Et enfin parfois entre les films : ici, Wong affronte les Chinois qui se sont associés aux Occidentaux. Dans l’épisode suivant, il a pour adversaire une secte chinoise fanatique opposée à toute occidentalisation de la Chine. On a souvent taxé le réalisateur de raciste dans sa représentation des Occidentaux (peu flatteuse, il est vrai) dans cette saga. C’est aller un peu vite en besogne. Tsui n’est pas anti-occidental mais anticolonialiste. La nuance a une certaine importance. Car si les Occidentaux sont montrés comme des personnages grotesques, la culture occidentale est ce qui va permettre un effet catalyseur sur les conflits identitaires qui traversent Canton. Comme toujours chez Tsui Hark, c’est vers le personnage féminin qu’il faut se tourner pour nous aiguiller vers le sens du film. Dans Il était une fois en Chine, il s’agit donc de Yee, la treizième tante, cousine éloignée de Wong avec qui elle tisse un lien amoureux pour le moins très chaste. Cette dernière a passé une grande partie de son éducation aux États-Unis ou les mœurs et coutumes occidentales lui ont été inculquées. Elle est donc le fruit de la parfaite mixité entre les deux cultures. Elle observe la Chine en pleine mutation, à travers l’objectif d’un appareil photo, symbole de son regard occidentalisé. Mais à chaque fois qu’elle tente de photographier Wong, celui-ci bouge et empêche la netteté de la photo. Wong n’est pas encore prêt pour s’adapter complètement aux technologies occidentales. Le film se conclut d’ailleurs sur une photo de famille où tout le monde, trop instable, est flou. La mixité ne prend pas. Yee préfigure le destin de Canton sous l’influence anglaise, et symbolise assez clairement Hong Kong. De tous les personnages, elle est le seul qui n’aura pas à évoluer dans les films suivants, le seul à avoir trouvé l’équilibre. Tsui Hark est lui-même issu du décalage de culture puisqu’il est né de parents chinois au Viêt-Nam et a étudié pendant trois ans le cinéma aux États-Unis. On devine que son goût pour les vieilles légendes chinoises n’est pas un hasard. Il est alors aisé de voir en quoi la pluriculturelle tante Yee qui essaye de photographier le descendant d’antiques traditions Wong est une métaphore du cinéma de Tsui Hark : inscrire l’essence de la culture millénaire chinoise sur une invention neuve et étrangère, concilier l’ancien et le moderne. Et c’est non sans humour que la photo floue, donc inaboutie, qui clôt le film apparaît comme la promesse d’une suite.
Ciné-sinophilie
Car le kung-fu, c’est avant tout du mouvement. La photographie ne peut pas vraiment le représenter.
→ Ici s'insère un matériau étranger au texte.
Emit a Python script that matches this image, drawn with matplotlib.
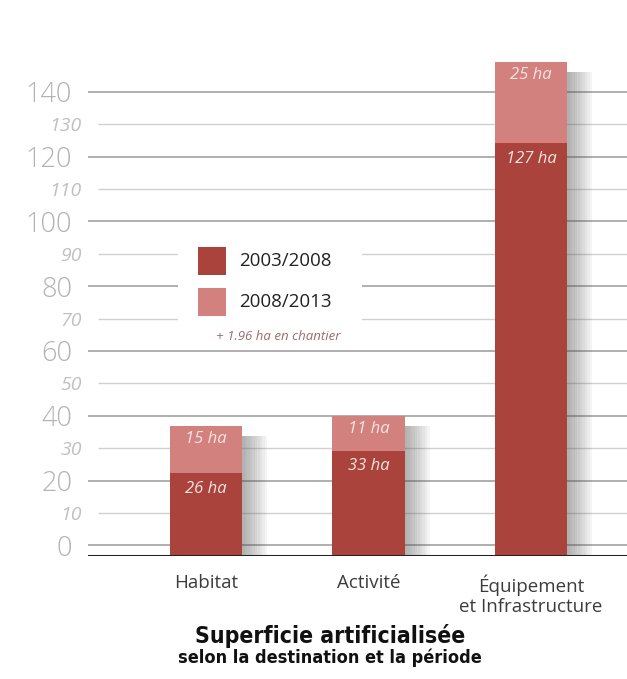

Dans le troisième épisode, La Danse du lion (1993), Tante Yee s’est munie d’une caméra, seul objet capable de capter les gestes, afin de filmer les exploits de Wong. Ce dernier comprend alors que le kung-fu, pour survivre et continuer à être transmis, doit passer par le biais de cet art occidental qu’est le cinéma. Seule cette mixité assurera la pérennité des diverses cultures. Mais en s’appropriant les arts martiaux, le cinéma fait à son tour partie de l’Histoire chinoise.